It seems like every other movie made these days is about superheroes, but you don't often see the tights-and-capes set taking home the gold at awards shows. Is that because the movies usually don't deserve it, or are voters biased?
Marvel Studios president Kevin Feige is leaning towards the latter explanation. "I think we are always at a deficit because of the Marvel logo and because of a genre bias that certainly exists," Feige recently told The Hollywood Reporter. "I just loved that for a shining moment there with 'Black Panther' that was put aside and the work was recognized for the achievement that it was."

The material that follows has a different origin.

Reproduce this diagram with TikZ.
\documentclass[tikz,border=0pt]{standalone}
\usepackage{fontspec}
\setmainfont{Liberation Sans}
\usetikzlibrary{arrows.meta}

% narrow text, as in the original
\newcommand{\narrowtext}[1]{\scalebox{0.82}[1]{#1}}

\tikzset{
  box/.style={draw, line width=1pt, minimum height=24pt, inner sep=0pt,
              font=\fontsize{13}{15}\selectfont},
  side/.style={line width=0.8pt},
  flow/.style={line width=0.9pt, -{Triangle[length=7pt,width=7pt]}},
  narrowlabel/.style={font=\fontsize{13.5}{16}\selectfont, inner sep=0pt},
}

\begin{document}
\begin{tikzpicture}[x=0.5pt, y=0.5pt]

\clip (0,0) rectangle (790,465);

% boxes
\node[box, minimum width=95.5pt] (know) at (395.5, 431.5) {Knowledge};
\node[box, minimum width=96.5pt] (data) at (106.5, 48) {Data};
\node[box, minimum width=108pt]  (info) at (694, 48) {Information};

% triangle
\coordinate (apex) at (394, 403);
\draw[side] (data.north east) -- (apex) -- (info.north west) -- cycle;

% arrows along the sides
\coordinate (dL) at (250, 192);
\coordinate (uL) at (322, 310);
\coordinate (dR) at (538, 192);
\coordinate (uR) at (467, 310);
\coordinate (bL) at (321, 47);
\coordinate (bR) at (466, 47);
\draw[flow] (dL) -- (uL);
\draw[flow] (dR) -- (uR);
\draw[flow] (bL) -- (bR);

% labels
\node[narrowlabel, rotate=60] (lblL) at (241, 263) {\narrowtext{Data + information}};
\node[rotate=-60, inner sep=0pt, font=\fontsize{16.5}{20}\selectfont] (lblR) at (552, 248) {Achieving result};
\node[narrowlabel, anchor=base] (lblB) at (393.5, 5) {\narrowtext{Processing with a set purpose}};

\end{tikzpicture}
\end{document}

It's true that 2018's "Black Panther" broke through the awards shield more than any other superhero film before it, snagging wins for Best Costume Design, Best Original Score, and Best Production Design and getting a nomination for Best Picture. Feige would love something similar to happen for a movie like "Shang-Chi and the Legend of the Ten Rings":
There are a lot of comic fans that didn't know who 'Shang-Chi' was. And yet the work that [director Destin Daniel Cretton] did and [screenwriter Dave Callaham] did and [production designer Sue Chan] did and [composer Joel P. West] did, created something new that connected with audiences. We recognized it, the audience recognized it, and I sure would love the hard work of all of these people who are telling their story to get recognized.
The Academy Award nominations are announced on Feb. 8. We'll see what happens.
Superhero stuff has fared a bit better on TV; "The Boys" and "WandaVision" had strong showings at this year's Emmy Awards, for example, although neither took home the top prize. Often I think it's hard for something like a Marvel movie to compete on that level, since by their nature they're very transactional, but with so many superhero movies being produced, it's only a matter of time before one takes home the gold, right?